Michau's complaints include two types of claims—claims seeking damages based on issues related to his state convictions and claims seeking damages for denial of access to a law library. Because there is no indication that the convictions have been set aside, Michau's § 1983 claims springing from the state convictions cannot proceed. See Heck v. Humphrey, 512 U.S. 477, 486-87, 114 S.Ct. 2364, 129 L.Ed.2d 383 (1994) ("[I]n order to recover damages for allegedly unconstitutional conviction or imprisonment, or for other harm caused by actions whose unlawfulness would render a conviction or sentence invalid, a § 1983 plaintiff must prove that the conviction or sentence has been reversed on direct appeal, expunged by executive order, declared invalid by a state tribunal authorized to make such determination, or called into question by a federal court's issuance of a writ of habeas corpus." (footnote omitted)).
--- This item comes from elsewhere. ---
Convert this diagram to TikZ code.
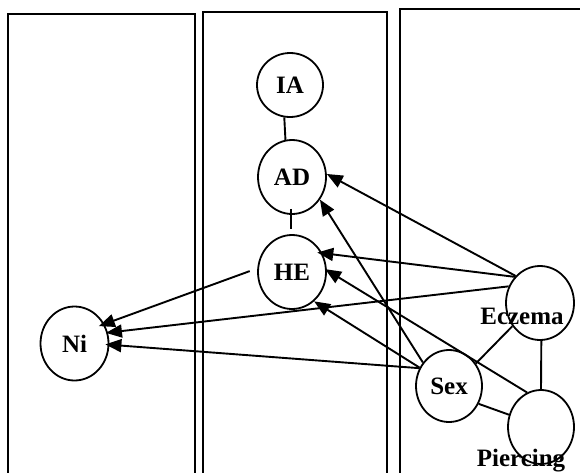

Michau's denial-of-access claims also fail, because his complaints do not specifically explain how he was injured by any limitations on his access to the law library. See Lewis v. Casey, 518 U.S. 343, 351, 116 S.Ct. 2174, 135 L.Ed.2d 606 (1996) (explaining that for plaintiff to state a claim for denial of access to courts, it is not enough to show that the "prison's law library or legal assistance program is subpar in some theoretical sense"; a plaintiff must demonstrate actual injury by "demonstrat[ing] that the alleged shortcomings in the library or legal assistance program hindered his efforts to pursue a legal claim"); Cochran v. Morris, 73 F.3d 1310, 1317 (4th Cir.1996) (en banc) ("The district court also properly dismissed Cochran's claim that prison officials infringed his right of access to the courts. In making such a claim, a prisoner cannot rely on conclusory allegations. Specificity is necessary so that prison officials are not required to file unnecessary responses to speculative allegations." (citation omitted)).
Because the district court did not abuse its discretion by dismissing Michau's complaints under 28 U.S.C.A. § 1915(e)(2)(B), the court's error in treating Michau as a prisoner within the meaning of the PLRA is harmless. Accordingly, we hereby affirm the decision of the district court.